Designing a power plan that meets the needs of the client—unobtrusively—can mean the difference between an event’s failure and success.
By Bobby Braun
People are “plugged in” today more than ever. As the demand for electronics increases, so does the need for power. The world of tented events is no exception: More lighting. More sound. More cooking equipment. More electricity.
How much and what kind?
When designing an event’s power plan, the first task is to figure out how much electricity-dependent equipment is required, how much electricity each item needs and how the electricity will be delivered.
Of the three options for providing temporary power, a generator is the most versatile. Solar is expensive and, though progress is being made with solar design, it doesn’t currently have the capability to generate enough power for the average event. Shore/utility power is the most cost effective but you have to set up tents at the power source and hope it’s convenient.
The right vendor
When planning which generator vendor to use, price may not be the first thing to consider. Ask potential vendors these questions:
- Have they done events of this size before?
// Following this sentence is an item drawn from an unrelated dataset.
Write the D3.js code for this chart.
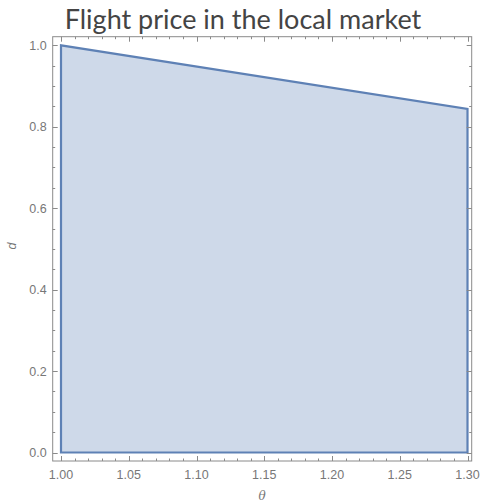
<!DOCTYPE html>
<html>
<head>
<meta charset="utf-8">
<script src="https://cdn.jsdelivr.net/npm/d3@7"></script>
<style>
  html, body { margin: 0; padding: 0; background: #fff; }
  svg { display: block; }
</style>
</head>
<body>
<svg id="chart" width="481" height="504"></svg>
<script>
// Region boundary: d as a function of theta
const thetaValues = [1.00, 1.30];
const dUpper = [1.0, 0.844];
const xTickLabels = ["1.00", "1.05", "1.10", "1.15", "1.20", "1.25", "1.30"];
const yTickLabels = ["0.0", "0.2", "0.4", "0.6", "0.8", "1.0"];

const title = "Flight price in the local market";
const xLabel = "θ";
const yLabel = "d";

const svg = d3.select("#chart");
const frame = { left: 52.7, top: 36.7, right: 471.7, bottom: 461 };

const x = d3.scaleLinear().domain([1.0, 1.3]).range([61, 467.5]);
const y = d3.scaleLinear().domain([0, 1]).range([452.5, 45.3]);

const lineColor = "#5e81b5";
const axisColor = "#8a8a8a";
const labelColor = "#777";

// Filled region under the boundary
const pts = thetaValues.map((t, i) => ({ t, d: dUpper[i] }));
const area = d3.area().x(p => x(p.t)).y0(y(0)).y1(p => y(p.d));
svg.append("path")
  .datum(pts)
  .attr("d", area)
  .attr("fill", lineColor)
  .attr("fill-opacity", 0.3)
  .attr("stroke", "none");

// Closed outline of the region
const outline = [
  { t: thetaValues[0], d: 0 },
  ...pts,
  { t: thetaValues[thetaValues.length - 1], d: 0 }
];
svg.append("path")
  .datum(outline)
  .attr("d", d3.line().x(p => x(p.t)).y(p => y(p.d)).curve(d3.curveLinearClosed))
  .attr("fill", "none")
  .attr("stroke", lineColor)
  .attr("stroke-width", 2.2)
  .attr("stroke-linejoin", "miter");

// Frame
svg.append("rect")
  .attr("x", frame.left).attr("y", frame.top)
  .attr("width", frame.right - frame.left)
  .attr("height", frame.bottom - frame.top)
  .attr("fill", "none")
  .attr("stroke", axisColor)
  .attr("stroke-width", 1);

// Ticks (inward-pointing) on all four sides
const xMajor = xTickLabels.map(Number);
const xMinor = d3.range(0, 31).map(i => 1 + i * 0.01).filter(v => !xMajor.some(m => Math.abs(m - v) < 1e-9));
const yMajor = yTickLabels.map(Number);
const yMinor = d3.range(0, 21).map(i => i * 0.05).filter(v => !yMajor.some(m => Math.abs(m - v) < 1e-9));

const ticks = svg.append("g").attr("stroke", axisColor).attr("stroke-width", 1);
function xTicks(vals, len) {
  vals.forEach(v => {
    const px = Math.round(x(v)) + 0.5;
    ticks.append("line").attr("x1", px).attr("x2", px).attr("y1", frame.bottom).attr("y2", frame.bottom - len);
    ticks.append("line").attr("x1", px).attr("x2", px).attr("y1", frame.top).attr("y2", frame.top + len);
  });
}
function yTicks(vals, len) {
  vals.forEach(v => {
    const py = Math.round(y(v)) + 0.5;
    ticks.append("line").attr("y1", py).attr("y2", py).attr("x1", frame.left).attr("x2", frame.left + len);
    ticks.append("line").attr("y1", py).attr("y2", py).attr("x1", frame.right).attr("x2", frame.right - len);
  });
}
xTicks(xMajor, 5); xTicks(xMinor, 2.5);
yTicks(yMajor, 5); yTicks(yMinor, 2.5);

// Tick labels
const tickFont = "'Liberation Sans', Arial, sans-serif";
svg.append("g").selectAll("text").data(xTickLabels).join("text")
  .attr("x", d => x(+d))
  .attr("y", frame.bottom + 18)
  .attr("text-anchor", "middle")
  .attr("font-family", tickFont)
  .attr("font-size", 12.5)
  .attr("fill", labelColor)
  .text(d => d);

svg.append("g").selectAll("text").data(yTickLabels).join("text")
  .attr("x", frame.left - 6)
  .attr("y", d => y(+d) + 4.5)
  .attr("text-anchor", "end")
  .attr("font-family", tickFont)
  .attr("font-size", 12.5)
  .attr("fill", labelColor)
  .text(d => d);

// Axis labels
svg.append("text")
  .attr("x", 262).attr("y", 500)
  .attr("text-anchor", "middle")
  .attr("font-family", "'DejaVu Serif', serif")
  .attr("font-style", "italic")
  .attr("font-size", 12)
  .attr("fill", labelColor)
  .text(xLabel);

svg.append("text")
  .attr("transform", "translate(16,246) rotate(-90)")
  .attr("text-anchor", "middle")
  .attr("font-family", tickFont)
  .attr("font-style", "italic")
  .attr("font-size", 12.5)
  .attr("fill", labelColor)
  .text(yLabel);

// Title
svg.append("text")
  .attr("x", 243).attr("y", 29)
  .attr("text-anchor", "middle")
  .attr("font-family", "Lato, 'Open Sans', sans-serif")
  .attr("font-size", 27)
  .attr("fill", "#444")
  .text(title);
</script>
</body>
</html>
- Do they have the necessary equipment or have access to it?
- What experience does the staff have?
- Are they a service-oriented, problem-solving company or solely a supplier?
- Do they maintain their own equipment?
- Do they follow local/state codes or federal laws?
- Are they insured/bonded/licensed for the work to be done?
- Will they get the necessary permits?
Building a rapport with vendors contributes to effective, ongoing communication. Let them know what is expected of them and have them spell out what they will provide, including line-item costs for the project.
Location. Location. Location.
When deciding where to locate the generator, consider:
- Will the noise interfere with the event?
- Will the generator be visible to the guests?
- How much cable will be needed if the generator is placed in one location as opposed to another?
- Will the fuel truck be able to reach the generator to refill it during the event?
The generator’s size will also inform its location. Large generators can weigh more than 65,000 pounds (2000kW) and may limit placement options. However, for most events, a generator that weighs less than 20,000 pounds (350kW and under) is adequate. If the generator is placed far away from the equipment it’s powering, guests may have to walk over the cable as they participate in the event. To avoid this, consider using two generators to eliminate that concern.
Depending on the types of equipment the generator is running, the generator could be turned off at night or stay in operation around the clock. It may be a cost saver to have a smaller generator on site to switch over to at night to save fuel.
Connecting the power
The location and distribution of the cables is a part of the puzzle that needs to be addressed from the beginning of the project. The power supplier may be able to run cable prior to the tent being erected more easily and affordably than after. Regardless of when the cables are run, ask:
- Will the cables cross walkways?
- Can the cables be run under the floor or mats?
- If cable covers are placed over the runs of cable, will they be a tripping danger?
- Can the serving staff walk safely over them, and roll carts over them?
- Have all affected vendors (caterer, HVAC, restrooms, lighting, sound and security) been involved in the planning and logistics?
Just in case
Once the layout is complete, the power supplies have been ordered, the final walk-through has occurred and all vendors are ready for the event—what could be left to do? What about a backup plan? Because it is a mechanical piece of equipment, a generator will break down sometime during its lifespan. It’s a calculated gamble to rely only on one power source. When deciding, ask yourself:
- Can you afford time down without power?
- How critical is power to the event?
- What’s the weather forecast? If power fails, will the guests be in danger or uncomfortable?
Hiring a technician to be on site to fix the generator is one option. Ordering an extra generator is another option. Though it drives up the cost, it may be worth the expense. Having a conversation with the clients about their expectations regarding unforeseen power failure will help make the call as to whether or not you need backup power.
Clients want their guests to enjoy a safe, comfortable and seamless experience. Though they may not notice if it’s done correctly, they’ll certainly notice if the electric needs are not met—and that’s not the kind of attention any rental company or event planner wants.